Harry Styles Has Great Style

His new album bucks the trend and you’ve got to admire Harry Styles. It isn’t a law or anything, but for someone who came through ‘X Factor’ and boy band One Direction, his solo work stands out.

He has done things differently in other ways, mentioning UK Prime Minister Harold Wilson and ex-National Union of Mineworkers boss Arthur Scargill when discussing his look with the Sunday People in 2013, the Daily Mirror reported; you don’t get that with Blue, do you?

And his last solo album bucked trends too, ‘Fine Line’ had Harry resplendent in cerise shirt and white strides, the music within strove to break out of chart expectation too.

And now Harry Styles’ new one, Harry’s House, does that too.

What’s The Chart Expectation Then?

Sparse backing.

Anguished vocals.

80’s Pop feel.

Broken Soul.

So many artists follow this trend, it’s comfortable, it has a good outcome for attention and even sales – it’s to be expected.

Harry Styles doesn’t do that. Not sure he even considered it. His music comes from a different place, a place of big leather coats, oil crises, and Soul suites.

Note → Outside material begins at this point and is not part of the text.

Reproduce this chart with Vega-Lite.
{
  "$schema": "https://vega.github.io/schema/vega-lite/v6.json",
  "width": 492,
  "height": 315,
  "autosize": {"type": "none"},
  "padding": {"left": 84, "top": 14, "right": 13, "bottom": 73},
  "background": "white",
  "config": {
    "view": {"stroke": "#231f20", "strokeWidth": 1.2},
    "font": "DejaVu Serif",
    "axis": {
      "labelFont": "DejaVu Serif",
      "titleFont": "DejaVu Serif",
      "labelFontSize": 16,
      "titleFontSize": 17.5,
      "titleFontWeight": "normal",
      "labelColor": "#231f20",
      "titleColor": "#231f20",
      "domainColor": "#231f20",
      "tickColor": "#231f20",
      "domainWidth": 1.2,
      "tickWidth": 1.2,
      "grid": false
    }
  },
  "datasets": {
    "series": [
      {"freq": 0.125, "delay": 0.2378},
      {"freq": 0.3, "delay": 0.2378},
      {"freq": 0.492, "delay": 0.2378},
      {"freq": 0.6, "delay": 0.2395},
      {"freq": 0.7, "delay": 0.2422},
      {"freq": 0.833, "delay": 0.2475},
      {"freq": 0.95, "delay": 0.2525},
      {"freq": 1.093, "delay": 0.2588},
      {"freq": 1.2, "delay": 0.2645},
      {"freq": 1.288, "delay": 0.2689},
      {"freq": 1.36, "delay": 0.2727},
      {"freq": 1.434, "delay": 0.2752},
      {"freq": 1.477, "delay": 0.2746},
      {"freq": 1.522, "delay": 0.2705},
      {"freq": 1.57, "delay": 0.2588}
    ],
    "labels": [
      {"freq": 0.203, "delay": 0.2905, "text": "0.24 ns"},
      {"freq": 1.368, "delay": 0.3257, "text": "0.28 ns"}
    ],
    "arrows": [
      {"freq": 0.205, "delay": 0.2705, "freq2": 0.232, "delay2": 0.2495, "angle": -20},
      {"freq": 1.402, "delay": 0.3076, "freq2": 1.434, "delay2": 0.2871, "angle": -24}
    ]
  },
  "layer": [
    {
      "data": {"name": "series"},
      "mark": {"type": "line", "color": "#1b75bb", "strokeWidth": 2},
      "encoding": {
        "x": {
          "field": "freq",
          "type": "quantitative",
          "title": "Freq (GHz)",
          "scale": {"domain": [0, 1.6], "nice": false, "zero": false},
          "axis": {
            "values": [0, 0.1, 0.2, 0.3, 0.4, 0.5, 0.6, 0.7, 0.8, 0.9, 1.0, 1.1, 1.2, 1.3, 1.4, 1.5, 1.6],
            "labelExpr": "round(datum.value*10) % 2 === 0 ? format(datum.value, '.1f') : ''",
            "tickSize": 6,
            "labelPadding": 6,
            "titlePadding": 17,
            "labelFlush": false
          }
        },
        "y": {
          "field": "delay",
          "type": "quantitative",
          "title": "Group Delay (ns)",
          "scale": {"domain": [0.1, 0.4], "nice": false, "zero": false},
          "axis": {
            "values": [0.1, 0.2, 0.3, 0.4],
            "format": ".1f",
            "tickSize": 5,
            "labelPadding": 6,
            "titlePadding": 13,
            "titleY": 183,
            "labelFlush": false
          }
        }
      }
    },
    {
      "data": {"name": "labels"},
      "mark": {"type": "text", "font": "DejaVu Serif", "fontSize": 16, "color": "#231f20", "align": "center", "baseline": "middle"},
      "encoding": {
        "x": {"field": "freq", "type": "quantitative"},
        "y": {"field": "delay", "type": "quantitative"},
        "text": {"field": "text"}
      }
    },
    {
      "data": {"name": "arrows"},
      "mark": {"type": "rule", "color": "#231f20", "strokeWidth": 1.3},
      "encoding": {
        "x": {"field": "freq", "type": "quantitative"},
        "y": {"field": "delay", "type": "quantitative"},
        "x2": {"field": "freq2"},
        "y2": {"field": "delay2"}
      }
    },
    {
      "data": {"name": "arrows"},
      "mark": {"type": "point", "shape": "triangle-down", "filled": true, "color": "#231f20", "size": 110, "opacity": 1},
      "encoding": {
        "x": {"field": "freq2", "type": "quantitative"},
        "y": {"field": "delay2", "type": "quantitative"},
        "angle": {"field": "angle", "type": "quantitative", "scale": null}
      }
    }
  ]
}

So much of this comes from the ’70s. And then he messes with it.

How So, Harry Styles?

Take the opener, ‘Music For A Sushi Restaurant’, which has a title akin to a mid 70’s Stevie Wonder track; it sounds like upbeat Soul with an old heart, a big bass, and a strangulated vocal with horns jabbing at you.

And then ‘Grapejuice’ doesn’t let up with the slightly skewed Soul scene, Styles’ strangulated falsetto with attendant bleeps, and then, just to take us out, a sweet Yacht Rock section.

Surely There Must Be Something That Conforms

Well, ‘As It Was’ does have an AHA feel which many will love and ‘Little Freak’ isn’t as outré as the title might suggest, it’s Sparse Soul.

But when he does the confessional feel, as on ‘Matilda’, there’s a warmth in the acoustic and vocal, he doesn’t force anything, never seems to shout ‘look at me being all soft and yielding’; this is about what the song needs, purely that.

Give Us Some More Good Stuff, Then

Try the Lonnie Liston Smith smooth 70s Soul of ‘Daydreaming’, which then brings in female backing singers and an illuminated dancefloor for a Disco date. And the smooth Soul of ‘Satellite’ shines with a sleek strut. Harry Styles knows exactly how to visit the past and bring it to the present for the future.

Why Should I Bother With Harry Styles?

Because Harry doesn’t think like a Popstar. According to Pitchfork;

‘Meanwhile, he’s got Mick Fleetwood peddling his nail polish.’

It just goes to show the close curating of music on Harry’s House;

‘Its sounds—which move through funk, folk, and 2010s Tumblr-pop—are friendly and familiar enough to satisfy passive listening, but deftly executed, with a surplus of style and whimsy that rewards a more active ear.’

That’s important as here you can pick the way you’d like to listen, it’s up to you what you want to strain and ear to each time you listen, but for that, depth is needed.

The Guardian may talk of;

‘The transition from manufactured scream-inducing teen idol to more mature artist’

but Harrys House isn’t about that sort of maturity, the musical maturity comes first, and that allows the performer to open up too.

Not thinking as others do gives you real benefits but it takes courage, the NME are close with their view of ‘the aural equivalent of a vintage filter’, but it sounds more organic than that.

This doesn’t sound tacked on or added in, this is growing with Harry Styles. And it isn’t just that, he’s going to cross boundaries, but he knows where he’s going with his music.

What Is Harry’s House?

A 70’s build, good to look at but inside even better, a leather sunken circular seat in the middle of the lounge, a roaring fire with a sheepskin rug, and a garden that stretches as far as the eye can see..just the distance, a crystal waterfall. Sounds extraordinary? Harry Styles can make you believe it.